The African Union has condemned Sunday's attempted coup d'etat by in Guinea Bissau. Heavily armed gunmen reportedly attacked President Joao Bernardo Vieira's residence yesterday (Sunday) with machine-guns and rocket-propelled grenades. The government said the president and his family were not harmed although a presidential guard was killed during the coup attempt. With calm restored in the country, the government said it would soon launch an investigation to find those behind the coup attempt. Professor Okey Onyejekwe is the director of governance at the United Nations Economic Commission for Africa. He tells reporter Peter Clottey from Ethiopia's capital, Addis Ababa that the coup attempt can only worsen the political tensions already existing in Guinea Bissau.
"I'm really disturbed by that because this is also coming in at the heels of the overthrow of the government in Mauritania. And the concern for me is that one would have thought that this has become a thing of the past, given the commitment of the AU (African Union) to eschew all sorts of unconstitutional means of overtaking power. And it's troubling in the sense that it also exacerbates the political tension in Guinea Bissau as well as what we also see in other parts of the continent," Onyejekwe pointed out.

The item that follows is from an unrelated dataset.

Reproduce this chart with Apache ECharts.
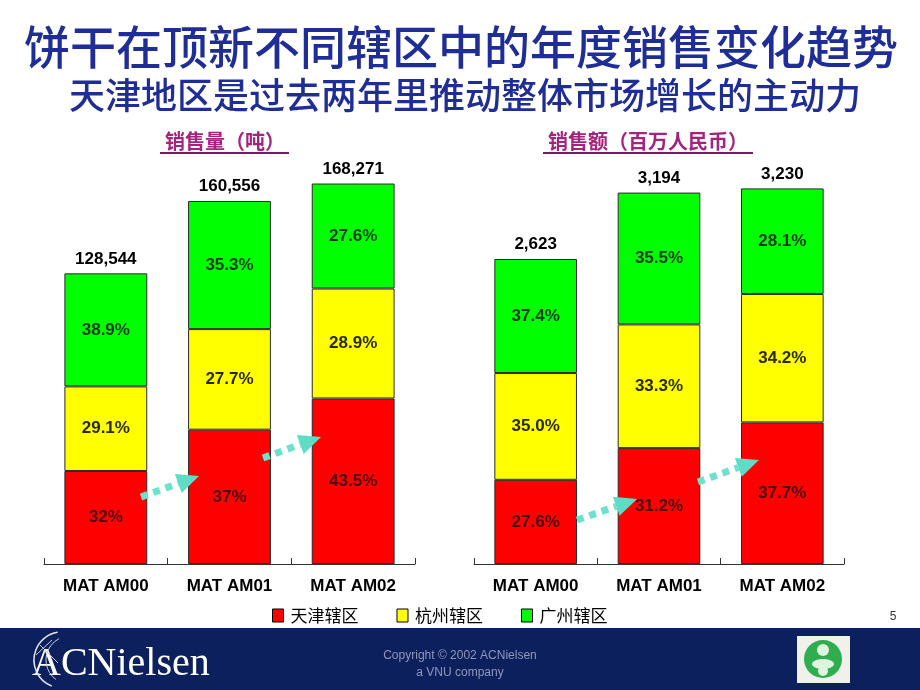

He said this latest coup attempted d'etat in Guinea Bissau has brought into question the African Union's previous stances on military takeovers on the continent.
"On a number of instances, people have wondered about the constituency of the AU in terms of dealing with these kinds of situations, particularly, given the fact that the Constitutive Act of the AU as well as the Lome Convention and the new chapter on governance completely condemn unconstitutional means of taking power. And that is why for example in the Comoros, the intervention of the AU and other African States were welcomed. But the problem is that if there is an attempt or an appearance of inconsistency, there are concerns that the demonstration effect may really not deter others who would want to take over power through non- constitutional means," he said.
Onyejekwe said coup makers in Africa find justification for their acts of subverting their countries' constitution.
"If you ask the leaders of these coup d'etat or insurrection, they would tell you that their cause is just and justifiable because of the inequities and the economic malaise, a lack of inclusiveness. So, they would justify but the AU also recognizes that the situations are very fragile and that these conditions yes, may exist, but we need now to move away and find a way more systematic, peaceful means of transition because these attempts do set us back," Onyejekwe said.
He said it would be difficult for African to attract international investors of the instabilities across the continent persist.
"As long as we do not turn the tide and move towards the trajectory only using non-constitutional means to our seat of power, we would be suffering the reverse, which also impacts our ability to attract foreign investment on the possibilities of growth and equity," he said.
The AU said it totally rejects any form of anti-constitutional government change, and condemned in advance any attempt to seize power by force in Guinea Bissau.
Some international donors are reportedly saying Guinea Bissau immediately needs political stability to be enable to resist the increasing threat of Latin American cocaine cartels, which have been using Guinea Bissau's territory to smuggle tons of drugs to Europe.